BEGIN
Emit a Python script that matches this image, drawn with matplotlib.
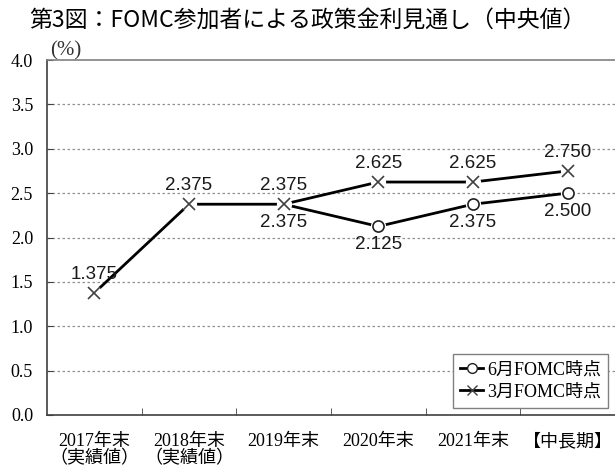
import numpy as np
import matplotlib.pyplot as plt
from matplotlib.lines import Line2D

# categories and values
categories = ["2017年末\n（実績値）", "2018年末\n（実績値）", "2019年末", "2020年末", "2021年末", "【中長期】"]
march = [1.375, 2.375, 2.375, 2.625, 2.625, 2.750]
june = [2.375, 2.125, 2.375, 2.500]   # from 2019年末 onward
june_start = 2

serif = ["Liberation Serif", "Noto Sans CJK JP"]
sans = ["Liberation Sans", "DejaVu Sans"]

fig = plt.figure(figsize=(6.15, 4.71), dpi=100)
ax = fig.add_axes([0.0764, 0.1189, 0.9236, 0.7537])

x = np.arange(len(categories))
xj = x[june_start:]

# lines
ax.plot(x, march, color="black", lw=2, zorder=3)
ax.plot(xj, june, color="black", lw=2, zorder=3)

# white halo so lines stop short of the markers
ax.plot(x, march, ls="none", marker="o", ms=11, mfc="white", mec="none", zorder=4)
ax.plot(xj[1:], june[1:], ls="none", marker="o", ms=11, mfc="white", mec="none", zorder=4)
ax.plot(x, march, ls="none", marker="x", ms=9, mew=1.2, color="#404040", zorder=5)
ax.plot(xj[1:], june[1:], ls="none", marker="o", ms=8, mfc="white", mec="#202020", mew=1.2, zorder=5)

# data labels
lab_kw = dict(ha="center", fontsize=13.5, family=sans, color="#1a1a1a", zorder=6)
for xi, v in zip(x, march):
    ax.annotate(f"{v:.3f}", (xi, v), xytext=(0, 7), textcoords="offset points", va="bottom", **lab_kw)
for xi, v in zip(xj, june):
    ax.annotate(f"{v:.3f}", (xi, v), xytext=(0, -7), textcoords="offset points", va="top", **lab_kw)

# axes styling
ax.set_xlim(-0.5, len(categories) - 0.5)
ax.set_ylim(0, 4.0)
ax.set_yticks(np.arange(0, 4.01, 0.5))
ax.set_yticklabels([f"{v:.1f}" for v in np.arange(0, 4.01, 0.5)], family=serif, fontsize=13)
ax.set_xticks(x)
ax.set_xticklabels(categories, family=serif, fontsize=13, linespacing=1.0)
ax.set_xticks(np.arange(0.5, len(categories) - 1, 1.0), minor=True)
ax.tick_params(axis="x", which="major", length=0, pad=13)
ax.tick_params(axis="x", which="minor", direction="in", length=5, color="#404040")
ax.tick_params(axis="y", direction="in", length=4, color="#404040", pad=10)

for v in np.arange(0.5, 3.51, 0.5):
    ax.axhline(v, color="#909090", lw=0.9, ls=(0, (2, 2)), zorder=1)

ax.spines["right"].set_visible(False)
ax.spines["top"].set_color("#808080")
ax.spines["top"].set_linewidth(1.2)
ax.spines["left"].set_color("#404040")
ax.spines["bottom"].set_color("#404040")
ax.spines["left"].set_linewidth(1.2)
ax.spines["bottom"].set_linewidth(1.2)

ax.text(0.005, 1.0, "(%)", transform=ax.transAxes, family=serif, fontsize=15,
        ha="left", va="bottom", color="#333333")

# legend
handles = [
    Line2D([], [], color="black", lw=2, marker="o", ms=7, mfc="white", mec="#202020"),
    Line2D([], [], color="black", lw=2, marker="x", ms=7, mec="#404040"),
]
leg = ax.legend(handles, ["6月FOMC時点", "3月FOMC時点"], loc="lower right",
                bbox_to_anchor=(0.988, 0.02), borderaxespad=0, prop={"family": serif, "size": 13},
                frameon=True, fancybox=False, edgecolor="#808080", framealpha=1,
                handlelength=1.3, handletextpad=0.2, borderpad=0.4, labelspacing=0.3)
leg.get_frame().set_linewidth(1.0)

fig.text(0.5, 0.955, "第3図：FOMC参加者による政策金利見通し（中央値）",
         family=["Noto Sans CJK JP", "DejaVu Sans"], fontsize=16.5, ha="center", va="center")

fig.savefig("out.png", dpi=100)
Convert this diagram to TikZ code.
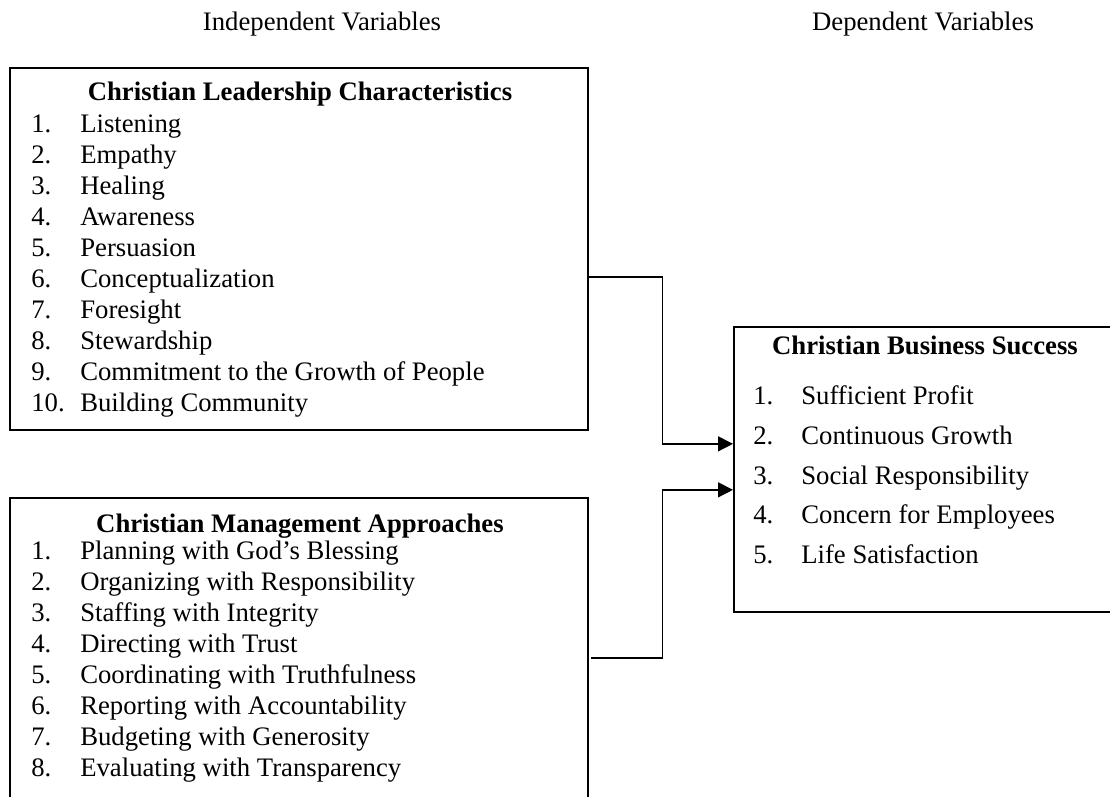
\documentclass[tikz,border=0pt]{standalone}
\usepackage{fontspec}
\setmainfont{Liberation Serif}
\usetikzlibrary{arrows.meta}

\begin{document}
\begin{tikzpicture}[x=0.02cm,y=-0.02cm,
    every node/.style={font=\fontsize{15.2}{17.6}\selectfont, inner sep=0pt},
    varbox/.style={draw, line width=1pt, anchor=north west},
    title/.style={font=\fontsize{15.2}{17.6}\selectfont\bfseries, anchor=base},
    items/.style={anchor=base west},
    link/.style={line width=0.8pt, -{Triangle[length=0.3cm,width=0.3cm]}}]
    \clip (0,0) rectangle (1110,797);
    % column headings
    \node[anchor=base] (indep) at (322,31) {Independent Variables};
    \node[anchor=base] (dep) at (923,31) {Dependent Variables};
    % boxes
    \node[varbox, minimum width=11.56cm, minimum height=7.24cm] (lead) at (9,67) {};
    \node[varbox, minimum width=11.56cm, minimum height=6.8cm] (mgmt) at (9,497) {};
    \node[varbox, minimum width=8cm, minimum height=5.7cm] (success) at (733,326) {};
    % box contents
    \node[title] (leadtitle) at (300,101) {Christian Leadership Characteristics};
    \node[items] (leadlist) at (31,133) {\begin{tabular}[t]{@{}p{0.98cm}@{}l@{}}
        1. & Listening\\
        2. & Empathy\\
        3. & Healing\\
        4. & Awareness\\
        5. & Persuasion\\
        6. & Conceptualization\\
        7. & Foresight\\
        8. & Stewardship\\
        9. & Commitment to the Growth of People\\
        10. & Building Community
      \end{tabular}};
    \node[title] (mgmttitle) at (300,533) {Christian Management Approaches};
    \node[items] (mgmtlist) at (31,560) {\begin{tabular}[t]{@{}p{0.98cm}@{}l@{}}
        1. & Planning with God’s Blessing\\
        2. & Organizing with Responsibility\\
        3. & Staffing with Integrity\\
        4. & Directing with Trust\\
        5. & Coordinating with Truthfulness\\
        6. & Reporting with Accountability\\
        7. & Budgeting with Generosity\\
        8. & Evaluating with Transparency
      \end{tabular}};
    \node[title] (successtitle) at (925,355) {Christian Business Success};
    \node[items] (successlist) at (753,405) {\renewcommand{\arraystretch}{1.28}%
      \begin{tabular}[t]{@{}p{0.96cm}@{}l@{}}
        1. & Sufficient Profit\\
        2. & Continuous Growth\\
        3. & Social Responsibility\\
        4. & Concern for Employees\\
        5. & Life Satisfaction
      \end{tabular}};
    % connectors
    \draw[link] ([yshift=-0.56cm]lead.east) -- ++(74,0) |- ([yshift=0.51cm]success.west);
    \draw[link] ([yshift=0.2cm]mgmt.east) ++(2,0) -- ++(72,0) |- ([yshift=-0.41cm]success.west);
\end{tikzpicture}
\end{document}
END
- Goal: Emit the lines of the material exactly, from its first line to the line containing "from matplotlib.lines import Line2D", inclusive; leave every picture out.

- Answer to this problem:
Emit a Python script that matches this image, drawn with matplotlib.
import numpy as np
import matplotlib.pyplot as plt
from matplotlib.lines import Line2D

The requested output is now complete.